Resztę drobniejszych uwag oraz krótkie podsumowanie chciałbym przedstawić w formie klasycznej tabelki wad i zalet:
+ pozornie niewiele wnoszące i proste do opanowania zasady dodatku zwielokrotniają liczbę dostępnych strategii,
+ nowe narzędzia wspierające budowanie talii,
+ sporo nowych kart akcji z bardzo ciekawymi efektami,
+ podwojona liczba dostępnych przywódców, z których każdy posiada interesujące zdolności,
+ technologie jako podstępne narzędzie, które potrafi przechylić szalę zwycięstwa na naszą korzyść, a jednocześnie skutecznie odciągać uwagę od walki o punkty,
+ dreadnoty sprawiające, że bitwy są bardziej angażujące i mniej przewidywalne, zatem bardziej emocjonujące,
+ zamiana pól zapychaczy na pola z sensownymi i silnymi akcjami,
+ tor dostaw zwiększa płynność rozgrywki i ułatwia zdobywanie zasobów, tak potrzebnych dla nowych pól akcji,
+ gra zachęca do zmiany obranej strategii, zamiast frustrować niemożliwością jej wykonania.

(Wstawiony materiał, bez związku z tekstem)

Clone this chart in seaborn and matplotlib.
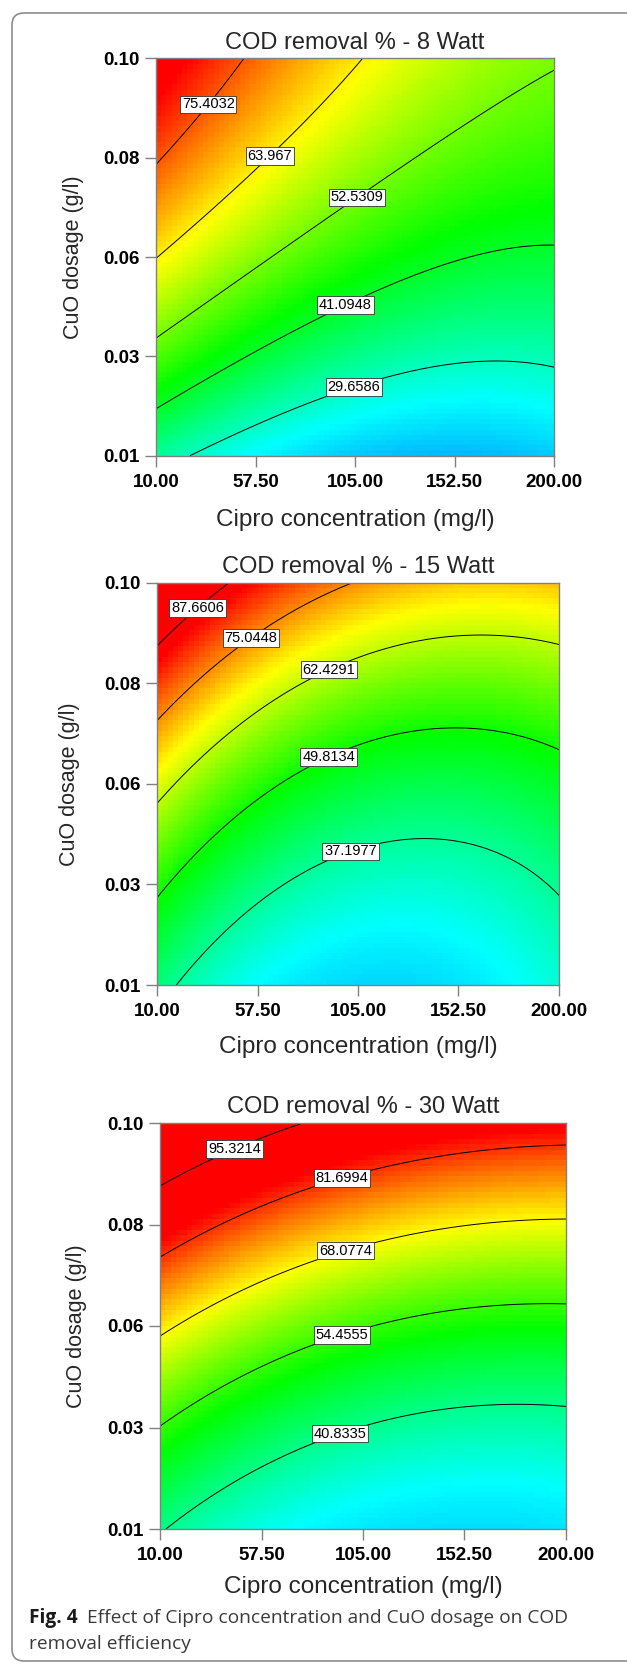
import numpy as np
import pandas as pd
import matplotlib
matplotlib.use("Agg")
import matplotlib.pyplot as plt
from matplotlib.colors import LinearSegmentedColormap
from matplotlib.patches import FancyBboxPatch
from matplotlib.transforms import IdentityTransform
import seaborn as sns

# ---- values ----
x_ticks = [10.0, 57.5, 105.0, 152.5, 200.0]
x_ticklabels = ["10.00", "57.50", "105.00", "152.50", "200.00"]
y_ticks = [0.01, 0.0325, 0.055, 0.0775, 0.10]
y_ticklabels = ["0.01", "0.03", "0.06", "0.08", "0.10"]

titles = ["COD removal % - 8 Watt", "COD removal % - 15 Watt", "COD removal % - 30 Watt"]

# points: cipro (mg/l), CuO (g/l)
levels_8w = [29.6586, 41.0948, 52.5309, 63.967, 75.4032]
cipro_8w = [[29.4, 66.8, 104.2, 159.9, 174.0, 200.0],
            [10.0, 58.8, 99.7, 159.9, 200.0],
            [10.0, 62.8, 104.5, 150.3, 200.0],
            [10.0, 39.0, 62.5, 86.7, 107.4],
            [10.0, 33.3, 53.0]]
cuo_8w = [[0.0100, 0.0192, 0.0260, 0.0302, 0.0311, 0.0308],
          [0.0211, 0.0339, 0.0449, 0.0541, 0.0579],
          [0.0370, 0.0543, 0.0696, 0.0826, 0.0973],
          [0.0551, 0.0634, 0.0788, 0.0860, 0.1000],
          [0.0757, 0.0902, 0.1000]]

levels_15w = [37.1977, 49.8134, 62.4291, 75.0448, 87.6606]
cipro_15w = [[18.0, 31.1, 65.8, 100.7, 139.8, 157.9, 200.0],
             [10.0, 42.1, 86.1, 103.6, 124.0, 151.3, 200.0],
             [10.0, 28.0, 77.6, 103.6, 124.0, 160.0, 200.0],
             [10.0, 26.4, 53.2, 76.8, 103.6],
             [10.0, 28.3, 46.9]]
cuo_15w = [[0.0100, 0.0160, 0.0309, 0.0409, 0.0428, 0.0417, 0.0301],
           [0.0297, 0.0443, 0.0596, 0.0630, 0.0652, 0.0678, 0.0622],
           [0.0509, 0.0593, 0.0793, 0.0827, 0.0853, 0.0889, 0.0862],
           [0.0689, 0.0771, 0.0883, 0.0935, 0.1000],
           [0.0853, 0.0947, 0.1000]]

levels_30w = [40.8335, 54.4555, 68.0774, 81.6994, 95.3214]
cipro_30w = [[10.9, 32.5, 43.4, 93.6, 157.9, 200.0],
             [10.0, 41.8, 94.8, 157.9, 200.0],
             [10.0, 45.0, 96.4, 157.9, 200.0],
             [10.0, 41.8, 94.8, 157.9, 200.0],
             [10.0, 44.2, 82.4]]
cuo_30w = [[0.0100, 0.0164, 0.0191, 0.0320, 0.0370, 0.0375],
           [0.0331, 0.0413, 0.0538, 0.0586, 0.0597],
           [0.0531, 0.0616, 0.0724, 0.0771, 0.0787],
           [0.0703, 0.0778, 0.0885, 0.0935, 0.0955],
           [0.0858, 0.0950, 0.0998]]

# where the value boxes sit (cipro, CuO)
label_pos = [
    [(104.2, 0.026), (99.7, 0.0449), (104.5, 0.0696), (62.5, 0.0788), (33.3, 0.0902)],
    [(100.7, 0.0409), (90.2, 0.0619), (90.2, 0.0817), (53.2, 0.0883), (28.3, 0.0947)],
    [(93.6, 0.032), (94.8, 0.0538), (96.4, 0.0724), (94.8, 0.0885), (44.2, 0.095)],
]
# response values at which the ramp hits blue, cyan, green, yellow, red
ramp_stops = [(-2, 25, 44, 63, 82), (0, 29, 49, 67, 85), (0, 32, 51, 68, 85)]
ramp_colors = ["#0000ff", "#00ffff", "#00ff00", "#ffff00", "#ff0000"]

panels = [(levels_8w, cipro_8w, cuo_8w),
          (levels_15w, cipro_15w, cuo_15w),
          (levels_30w, cipro_30w, cuo_30w)]

# axes boxes in pixels: left, top, width, height
boxes = [(156, 58.3, 398, 397.4), (157, 582.5, 402, 402.5), (160, 1123, 406, 406)]
xlabel_off = [64, 62, 58]
ylabel_off = [82, 87, 84]

W, H = 627, 1664
n = 76


def coded(cx, cy):
    return (np.asarray(cx) - 105.0) / 95.0, (np.asarray(cy) - 0.055) / 0.045


def terms(a, b):
    return np.stack([np.ones_like(a), a, b, a * b, a ** 2, b ** 2,
                     a * a * b, a * b * b, a ** 3], axis=-1)


def fit_surface(levels, cipro_pts, cuo_pts):
    xs, ys, zs = [], [], []
    for lev, xx, yy in zip(levels, cipro_pts, cuo_pts):
        xs += xx
        ys += yy
        zs += [lev] * len(xx)
    coef, *_ = np.linalg.lstsq(terms(*coded(xs, ys)), np.array(zs), rcond=None)
    return lambda cx, cy: terms(*coded(cx, cy)) @ coef


def to_cell_x(x):
    return (np.asarray(x) - 10.0) / 190.0 * n


def to_cell_y(y):
    return (0.10 - np.asarray(y)) / 0.09 * n


def fmt(v):
    return f"{v:.4f}".rstrip("0").rstrip(".")


sns.set_style("ticks")
plt.rcParams["font.family"] = ["Liberation Sans", "DejaVu Sans"]

fig = plt.figure(figsize=(W / 100, H / 100), dpi=100)

for i, (levels, cp, cu) in enumerate(panels):
    l, t, w, h = boxes[i]
    ax = fig.add_axes([l / W, 1 - (t + h) / H, w / W, h / H])
    f = fit_surface(levels, cp, cu)

    stops = ramp_stops[i]
    vmin, vmax = stops[0], stops[-1]
    cmap = LinearSegmentedColormap.from_list(
        "dx", [((s - vmin) / (vmax - vmin), c) for s, c in zip(stops, ramp_colors)])

    cx = 10 + (np.arange(n) + 0.5) * 190 / n
    cy = 0.10 - (np.arange(n) + 0.5) * 0.09 / n
    CX, CY = np.meshgrid(cx, cy)
    df = pd.DataFrame(f(CX, CY), index=np.round(cy, 4), columns=np.round(cx, 2))
    sns.heatmap(df, ax=ax, cmap=cmap, vmin=vmin, vmax=vmax, cbar=False,
                xticklabels=False, yticklabels=False)

    fx = np.linspace(10, 200, 300)
    fy = np.linspace(0.01, 0.10, 300)
    FX, FY = np.meshgrid(fx, fy)
    cs = ax.contour(to_cell_x(FX), to_cell_y(FY), f(FX, FY), levels=levels,
                    colors="black", linewidths=0.7)
    manual = [(to_cell_x(x), to_cell_y(y)) for x, y in label_pos[i]]
    labels = ax.clabel(cs, levels, inline=False, fmt=fmt, fontsize=10.5, manual=manual)
    for txt in labels:
        txt.set_rotation(0)
        txt.set_bbox(dict(boxstyle="square,pad=0.12", fc="white", ec="#333333", lw=0.6))

    ax.set_xticks(to_cell_x(x_ticks))
    ax.set_xticklabels(x_ticklabels, rotation=0, fontweight="bold")
    ax.set_yticks(to_cell_y(y_ticks))
    ax.set_yticklabels(y_ticklabels, rotation=0, fontweight="bold")
    ax.set_xlim(0, n)
    ax.set_ylim(n, 0)
    ax.tick_params(length=8, width=1, color="#808080", labelsize=13.5, labelcolor="black")
    ax.tick_params(axis="x", pad=5)
    ax.tick_params(axis="y", pad=4)
    for sp in ax.spines.values():
        sp.set_visible(True)
        sp.set_color("#808080")
        sp.set_linewidth(1)

    ax.set_title(titles[i], fontsize=17, pad=7)
    ax.set_xlabel("Cipro concentration (mg/l)", fontsize=17.5, va="center")
    ax.xaxis.set_label_coords(0.5, -xlabel_off[i] / h)
    ax.set_ylabel("CuO dosage (g/l)", fontsize=15.5, va="center")
    ax.yaxis.set_label_coords(-ylabel_off[i] / w, 0.5)

# rounded frame around the figure
frame = FancyBboxPatch((12, 3), 720, H - 16, boxstyle="round,pad=0,rounding_size=12",
                       transform=IdentityTransform(), fill=False, ec="#8c8c8c", lw=1.2)
fig.add_artist(frame)

cap_font = ["Open Sans", "DejaVu Sans"]
fig_lbl = fig.text(29 / W, 1 - 1618 / H, "Fig. 4", fontsize=13.8, fontweight="bold",
                   family=cap_font, va="center", color="#1a1a1a")
fig.canvas.draw()
bb = fig_lbl.get_window_extent()
fig.text((bb.x1 + 9) / W, 1 - 1618 / H, "Effect of Cipro concentration and CuO dosage on COD",
         fontsize=13.8, family=cap_font, va="center", color="#3a3a3a")
fig.text(29 / W, 1 - 1644 / H, "removal efficiency", fontsize=13.8, family=cap_font,
         va="center", color="#3a3a3a")

fig.savefig("out.png", dpi=100)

+/- gra mniej karze słabe posunięcia i prawie zawsze można wykonać sensowną akcję, co wraz ze zwiększoną dostępnością zasobów zmniejsza jej surowość. Nie oznacza to zmniejszenia poziomu trudności (ten raczej jeszcze wzrósł), ale nie każdemu zmiana akcentów musi przypaść do gustu.
-- wysoka cena dodatku - jeśli za prostą miarę wartości przyjąć zawartość pudełka w drewnie i kartonie, to stanowi on nieco ponad 1/3 gry podstawowej, przy cenie prawie jej dorównującej.
- bardzo mała liczba dostępnych kart konfliktu z podstawki została powiększona tylko kosmetycznie (4 nowe) - chociaż o bardzo interesujących nagrodach. Bardziej jest to stracona szansa, niż wada sama w sobie,
- wariant dwuosobowy wprowadza kilka mikrozasad, przy których nie sposób co jakiś czas nie zerknąć do instrukcji.
W odpowiedzi na postawione na wstępie pytanie, czy warto było zainwestować w zakup "Potęgi Ix", dla mnie odpowiedź brzmi - zdecydowanie tak! Abstrachując od wszystkich racjonalnych argumentów, mam zwyczajnie wrażenie, podzielane z grającymi ze mną kolegami, że pomimo iż "Diuna: Imperium" wydawała się tytułem kompletnym, któremu niczego nie brakuje, nie mamy już ochoty wracać do niej bez włączenia opisywanego tu dodatku.
Jedynie pozwolę sobie na uzupełnienie tej opinii o poradę - dla osób, które z tą serią nie miały jeszcze styczności, zdecydowanie polecam przynajmniej kilka pierwszych partii rozegrać w wariancie podstawowym. Sama liczba nowych zasad jest wprawdzie niewielka, ale zwielokratnia ilość dostępnych wyborów, co potrafi przyprawić o niemały zawrót głowy. Szczególnie dotyczy to nowych efektów kart i zdolności przywódców, które będąc niezwykle interesujące, bywają trudne do zastosowania dla niewprawnego gracza.
Warto zapłacić tę skandalicznie wysoką cenę, a już kilka pierwszych partii załagodzi poczucie niesprawiedliwości z tym związane.